2

Hi I am writing a PHP class to implement Rabin-Karp algorithm. I have issue with re-hashing part. This code doesn't include matching part of the characters. I had to stop since it never matching hash codes due to the issue with re-hashing. Someone please help me to figure it out.

<?php
 class RabinKarp
 {
    /** 
    * @var String
    */ 
    private $pattern ;
    private $patternHash ;
    private $text ;
    private $previousHash ;

    /** 
    * @var Integer
    */ 
    private $radix ;
    private $prime ;
    private $position ;

    /** 
    * Constructor 
    *
    * @param String $pattern - The pattern
    *
    */ 
    public function __construct($pattern) 
    {
        $this->pattern = $pattern;
        $this->radix = 256;
        $this->prime = 100007;
        $this->previousHash = "";
        $this->position = 0;
        $this->patternHash = $this->generateHash($pattern);
    }

    private function generateHash($key)
    {
        $charArray = str_split($key);
        $hash = 0;
        foreach($charArray as $char)
        {
             $hash = ($this->radix * $hash + ord($char)) % $this->prime;
        }

        return $hash;
    }

    public function search($character)
    {
        $this->text .= $character;
        if(strlen($this->text) < strlen($this->pattern))
        {
            return false;
        }
        else
        {
            $txtHash = 0;
            echo $this->previousHash . "<br/>";
            if(empty($this->previousHash))
            {
                $txtHash = $this->generateHash($this->text);
                $this->previousHash = $txtHash;
                $this->position = 0;
            }
            else
            {
                // The issue is here 
                $charArray = str_split($this->text);
                $txtHash = (($txtHash  + $this->prime) - $this->radix * strlen($this->pattern) * ord($charArray[$this->position]) % $this->prime) % $this->prime;
                $txtHash = ($txtHash * $this->radix + ord($character)) % $this->prime; 

                $this->previousHash = $txtHash;
            }

            if($txtHash == $this->patternHash)
            {
                echo "Hash Match found";
            }
        }

    }

 }

$x = new RabinKarp("ABC");
$x->search("Z");
$x->search("A");
$x->search("B");
$x->search("C");
?>

Thank you.

templatetypedef
  • 362,284
  • 104
  • 897
  • 1,065
Prasad Rajapaksha
  • 6,118
  • 10
  • 36
  • 52
  • Does this algorithm work with mutli-byte string values?

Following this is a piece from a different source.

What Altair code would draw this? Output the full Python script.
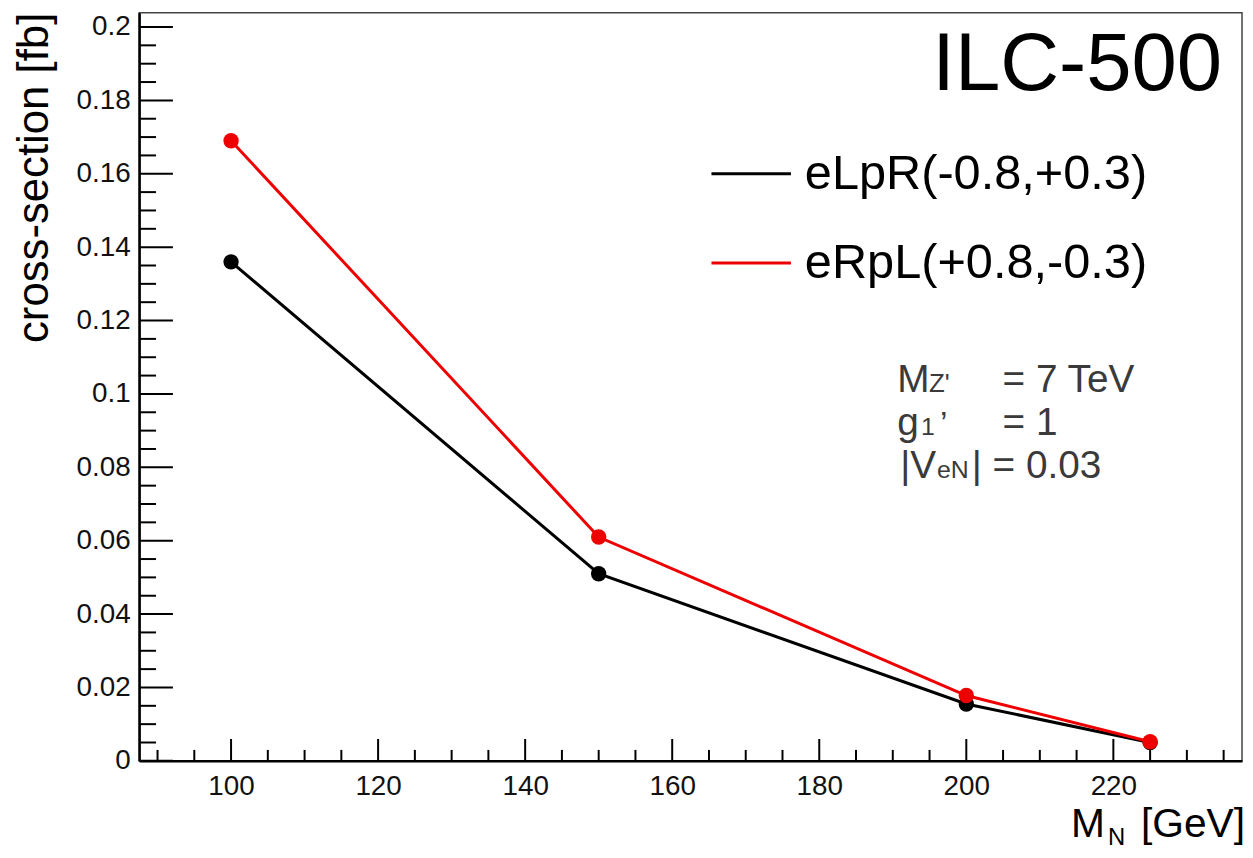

If so you should probably use `mb_` functions for splitting en calculating length. – Wesley van Opdorp Mar 26 '12 at 12:15
  • This algorithm written to work with serial transmission. Let's say you get one character at a time sequentially. Once I received the character, then I start the search. The above code works fine for me. Only issue is at re-hashing part. Actually the re-hashing value is incorrect. – Prasad Rajapaksha Mar 26 '12 at 12:21
  • @PrasadRajapaksha Hi Mr. Prasad.. Could you post the fixed codes please. I'm looking for the implementation of rabin karp algorithm for multiple pattern with php. Please... thanks in advance – Ayuktia Jun 13 '16 at 17:46

1 Answers1

1

The value contributed to the hash by the character (c for shortness) you're removing is

ord(c) * radix^(length(pattern)-1)

since a character contributes ord(c) when it first enters the matching window, and the hash - therefore also its contribution - is multiplied with radix for each of the length(pattern)-1 characters entering the matching window until c finally leaves it.

But you're subtracting ord(c) * radix * length(pattern)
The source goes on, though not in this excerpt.